(Collection entries)
-- BEGIN --

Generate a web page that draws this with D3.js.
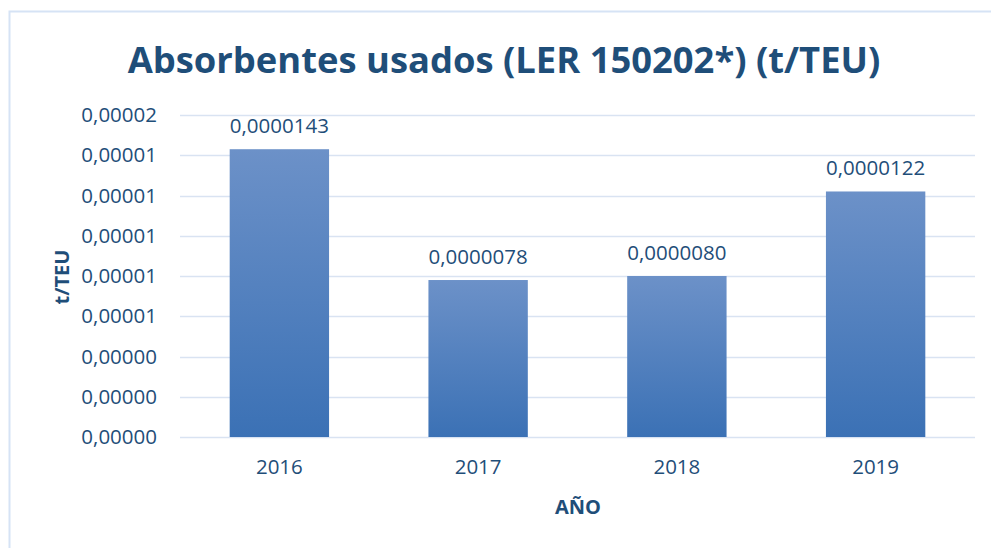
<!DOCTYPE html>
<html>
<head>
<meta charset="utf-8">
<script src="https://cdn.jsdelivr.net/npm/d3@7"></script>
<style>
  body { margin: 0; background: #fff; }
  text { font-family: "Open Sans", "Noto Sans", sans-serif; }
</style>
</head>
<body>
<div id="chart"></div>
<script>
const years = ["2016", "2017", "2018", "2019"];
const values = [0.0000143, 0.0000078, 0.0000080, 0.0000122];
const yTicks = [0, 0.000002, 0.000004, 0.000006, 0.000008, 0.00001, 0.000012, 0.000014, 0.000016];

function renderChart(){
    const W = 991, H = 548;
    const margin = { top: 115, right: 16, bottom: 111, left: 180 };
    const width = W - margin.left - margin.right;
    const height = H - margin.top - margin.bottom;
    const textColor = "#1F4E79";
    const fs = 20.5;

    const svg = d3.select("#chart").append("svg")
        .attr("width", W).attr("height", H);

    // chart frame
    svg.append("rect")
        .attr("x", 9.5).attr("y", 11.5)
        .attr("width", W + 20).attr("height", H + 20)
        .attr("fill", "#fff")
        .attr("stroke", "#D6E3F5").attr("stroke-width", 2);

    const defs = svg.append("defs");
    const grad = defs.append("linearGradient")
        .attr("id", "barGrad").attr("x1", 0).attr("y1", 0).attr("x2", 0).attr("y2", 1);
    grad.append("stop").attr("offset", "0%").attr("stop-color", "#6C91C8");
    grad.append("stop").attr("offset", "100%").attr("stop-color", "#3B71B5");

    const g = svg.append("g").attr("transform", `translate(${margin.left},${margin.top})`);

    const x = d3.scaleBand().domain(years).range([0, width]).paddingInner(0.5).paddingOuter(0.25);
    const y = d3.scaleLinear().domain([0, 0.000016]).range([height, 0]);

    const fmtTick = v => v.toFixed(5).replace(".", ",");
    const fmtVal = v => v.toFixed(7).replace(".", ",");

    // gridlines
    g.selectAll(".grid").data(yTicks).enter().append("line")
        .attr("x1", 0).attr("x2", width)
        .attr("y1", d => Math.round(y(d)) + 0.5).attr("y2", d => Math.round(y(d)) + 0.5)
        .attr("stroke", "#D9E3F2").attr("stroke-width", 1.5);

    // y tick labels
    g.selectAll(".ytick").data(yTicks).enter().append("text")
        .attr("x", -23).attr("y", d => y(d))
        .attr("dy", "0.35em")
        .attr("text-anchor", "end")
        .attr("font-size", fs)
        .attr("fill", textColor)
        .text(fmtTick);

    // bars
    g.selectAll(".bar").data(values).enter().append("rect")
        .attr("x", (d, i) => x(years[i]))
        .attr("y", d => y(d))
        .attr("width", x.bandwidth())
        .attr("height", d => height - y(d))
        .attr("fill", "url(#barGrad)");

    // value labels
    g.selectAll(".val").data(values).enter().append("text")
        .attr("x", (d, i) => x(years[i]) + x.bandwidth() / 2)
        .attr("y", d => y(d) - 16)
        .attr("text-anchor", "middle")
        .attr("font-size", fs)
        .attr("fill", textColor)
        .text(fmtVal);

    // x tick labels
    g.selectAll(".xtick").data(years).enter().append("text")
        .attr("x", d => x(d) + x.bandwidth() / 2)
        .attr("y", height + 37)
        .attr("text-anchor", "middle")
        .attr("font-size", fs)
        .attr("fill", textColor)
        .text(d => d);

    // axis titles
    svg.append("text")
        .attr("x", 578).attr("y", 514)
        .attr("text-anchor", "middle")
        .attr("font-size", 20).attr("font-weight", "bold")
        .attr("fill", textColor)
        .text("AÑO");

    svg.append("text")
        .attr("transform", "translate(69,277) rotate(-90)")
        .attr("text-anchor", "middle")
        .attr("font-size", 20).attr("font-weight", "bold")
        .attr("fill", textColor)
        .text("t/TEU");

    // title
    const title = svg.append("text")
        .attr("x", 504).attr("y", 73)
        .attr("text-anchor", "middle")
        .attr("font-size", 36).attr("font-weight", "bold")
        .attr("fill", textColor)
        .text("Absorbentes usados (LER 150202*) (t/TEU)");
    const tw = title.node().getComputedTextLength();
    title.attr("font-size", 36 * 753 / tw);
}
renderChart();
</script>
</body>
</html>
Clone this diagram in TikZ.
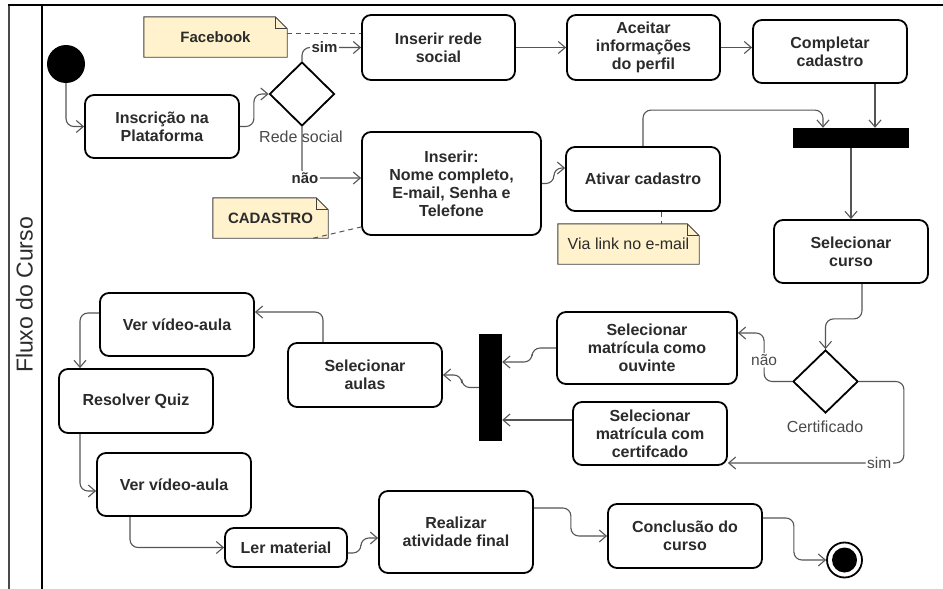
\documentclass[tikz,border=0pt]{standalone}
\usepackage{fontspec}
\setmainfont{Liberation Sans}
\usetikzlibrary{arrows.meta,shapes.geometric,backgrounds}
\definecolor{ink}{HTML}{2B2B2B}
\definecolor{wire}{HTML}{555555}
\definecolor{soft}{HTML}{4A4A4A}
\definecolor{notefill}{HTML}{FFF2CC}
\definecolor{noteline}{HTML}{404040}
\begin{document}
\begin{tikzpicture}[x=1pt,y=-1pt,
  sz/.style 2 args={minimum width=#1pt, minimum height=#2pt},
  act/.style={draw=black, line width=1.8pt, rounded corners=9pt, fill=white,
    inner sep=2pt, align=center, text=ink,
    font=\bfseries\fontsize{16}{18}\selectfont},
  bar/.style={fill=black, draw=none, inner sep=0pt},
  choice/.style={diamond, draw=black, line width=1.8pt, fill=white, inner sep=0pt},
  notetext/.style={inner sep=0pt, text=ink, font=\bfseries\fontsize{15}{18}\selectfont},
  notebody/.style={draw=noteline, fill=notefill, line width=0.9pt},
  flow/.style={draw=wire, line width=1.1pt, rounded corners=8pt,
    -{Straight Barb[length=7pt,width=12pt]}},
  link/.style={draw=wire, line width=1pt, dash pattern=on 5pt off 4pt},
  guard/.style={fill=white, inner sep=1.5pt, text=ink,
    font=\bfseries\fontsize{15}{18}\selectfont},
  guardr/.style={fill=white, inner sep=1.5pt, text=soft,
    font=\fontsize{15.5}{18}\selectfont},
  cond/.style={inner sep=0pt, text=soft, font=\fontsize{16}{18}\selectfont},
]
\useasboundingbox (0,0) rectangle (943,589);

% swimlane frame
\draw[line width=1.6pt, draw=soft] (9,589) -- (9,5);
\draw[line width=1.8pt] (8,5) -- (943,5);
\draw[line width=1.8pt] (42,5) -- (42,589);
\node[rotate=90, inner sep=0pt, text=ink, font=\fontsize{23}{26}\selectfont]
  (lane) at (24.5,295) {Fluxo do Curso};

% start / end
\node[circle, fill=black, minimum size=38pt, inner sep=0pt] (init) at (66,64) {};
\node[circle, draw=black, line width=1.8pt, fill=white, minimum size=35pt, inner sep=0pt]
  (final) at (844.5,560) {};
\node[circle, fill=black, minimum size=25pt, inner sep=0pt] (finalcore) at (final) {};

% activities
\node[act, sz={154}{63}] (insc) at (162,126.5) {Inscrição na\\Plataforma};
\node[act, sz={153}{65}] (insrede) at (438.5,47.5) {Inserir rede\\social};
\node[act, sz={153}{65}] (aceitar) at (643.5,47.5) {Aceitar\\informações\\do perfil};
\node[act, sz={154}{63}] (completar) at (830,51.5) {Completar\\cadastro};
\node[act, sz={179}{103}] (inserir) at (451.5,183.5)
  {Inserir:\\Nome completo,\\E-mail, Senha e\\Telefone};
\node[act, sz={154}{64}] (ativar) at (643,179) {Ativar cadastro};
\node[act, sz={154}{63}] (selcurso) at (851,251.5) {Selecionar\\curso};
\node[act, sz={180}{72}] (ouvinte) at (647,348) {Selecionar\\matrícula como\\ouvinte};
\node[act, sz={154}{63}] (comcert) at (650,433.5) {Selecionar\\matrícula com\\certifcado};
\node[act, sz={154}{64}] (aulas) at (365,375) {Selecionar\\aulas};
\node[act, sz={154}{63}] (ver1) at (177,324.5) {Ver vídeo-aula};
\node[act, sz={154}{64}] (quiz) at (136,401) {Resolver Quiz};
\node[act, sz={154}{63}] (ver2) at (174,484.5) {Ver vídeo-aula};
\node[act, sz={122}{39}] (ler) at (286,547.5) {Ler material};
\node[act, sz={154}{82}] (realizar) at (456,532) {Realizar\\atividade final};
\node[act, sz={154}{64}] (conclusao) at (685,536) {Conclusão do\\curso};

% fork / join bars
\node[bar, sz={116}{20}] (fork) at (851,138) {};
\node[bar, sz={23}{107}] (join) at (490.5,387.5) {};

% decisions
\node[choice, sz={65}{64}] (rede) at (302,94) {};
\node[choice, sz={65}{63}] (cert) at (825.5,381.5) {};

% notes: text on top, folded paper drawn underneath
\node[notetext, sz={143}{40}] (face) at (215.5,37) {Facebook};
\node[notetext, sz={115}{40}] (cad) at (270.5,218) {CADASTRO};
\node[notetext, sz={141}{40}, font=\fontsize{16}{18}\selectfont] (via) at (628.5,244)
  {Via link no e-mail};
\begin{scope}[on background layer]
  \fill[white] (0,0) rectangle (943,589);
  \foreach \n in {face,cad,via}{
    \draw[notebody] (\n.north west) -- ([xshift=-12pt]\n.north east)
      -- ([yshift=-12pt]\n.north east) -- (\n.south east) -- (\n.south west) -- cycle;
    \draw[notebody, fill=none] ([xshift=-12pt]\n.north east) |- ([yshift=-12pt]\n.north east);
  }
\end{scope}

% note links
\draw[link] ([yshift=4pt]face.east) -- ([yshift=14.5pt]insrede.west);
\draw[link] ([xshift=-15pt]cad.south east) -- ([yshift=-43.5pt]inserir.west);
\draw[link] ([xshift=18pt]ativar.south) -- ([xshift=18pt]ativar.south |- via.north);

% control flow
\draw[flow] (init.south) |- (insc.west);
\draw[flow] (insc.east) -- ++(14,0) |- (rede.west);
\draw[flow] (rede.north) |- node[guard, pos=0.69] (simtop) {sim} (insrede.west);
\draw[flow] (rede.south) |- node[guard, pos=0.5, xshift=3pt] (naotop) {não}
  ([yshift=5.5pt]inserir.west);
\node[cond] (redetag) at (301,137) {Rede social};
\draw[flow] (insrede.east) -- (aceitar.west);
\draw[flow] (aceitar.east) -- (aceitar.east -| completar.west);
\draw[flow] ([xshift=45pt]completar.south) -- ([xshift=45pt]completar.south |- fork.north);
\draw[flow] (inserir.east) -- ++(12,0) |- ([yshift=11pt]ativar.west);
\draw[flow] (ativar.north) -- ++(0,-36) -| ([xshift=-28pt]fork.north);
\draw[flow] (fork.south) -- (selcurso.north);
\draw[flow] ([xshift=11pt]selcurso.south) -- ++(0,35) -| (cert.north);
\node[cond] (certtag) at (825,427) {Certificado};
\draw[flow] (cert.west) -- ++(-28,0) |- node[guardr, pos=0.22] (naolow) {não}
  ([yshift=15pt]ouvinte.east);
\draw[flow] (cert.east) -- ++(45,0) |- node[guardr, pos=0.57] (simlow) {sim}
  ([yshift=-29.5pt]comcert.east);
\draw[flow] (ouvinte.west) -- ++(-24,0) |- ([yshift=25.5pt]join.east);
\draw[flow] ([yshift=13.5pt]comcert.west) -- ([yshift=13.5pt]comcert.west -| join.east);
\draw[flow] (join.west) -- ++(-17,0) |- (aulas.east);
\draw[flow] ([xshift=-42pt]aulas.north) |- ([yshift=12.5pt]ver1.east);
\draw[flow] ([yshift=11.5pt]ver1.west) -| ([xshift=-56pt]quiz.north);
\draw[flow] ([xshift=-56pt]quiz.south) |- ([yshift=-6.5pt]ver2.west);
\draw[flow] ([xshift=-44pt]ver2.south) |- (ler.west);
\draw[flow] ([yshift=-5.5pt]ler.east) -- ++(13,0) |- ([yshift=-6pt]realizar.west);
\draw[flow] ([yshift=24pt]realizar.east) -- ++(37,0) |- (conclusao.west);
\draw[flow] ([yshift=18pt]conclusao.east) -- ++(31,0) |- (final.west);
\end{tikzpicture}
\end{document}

-- END --

- [What the exercise asks]:
Go through the records. Copy each line where "this" appears.

- [Full response]:
Generate a web page that draws this with D3.js.
Clone this diagram in TikZ.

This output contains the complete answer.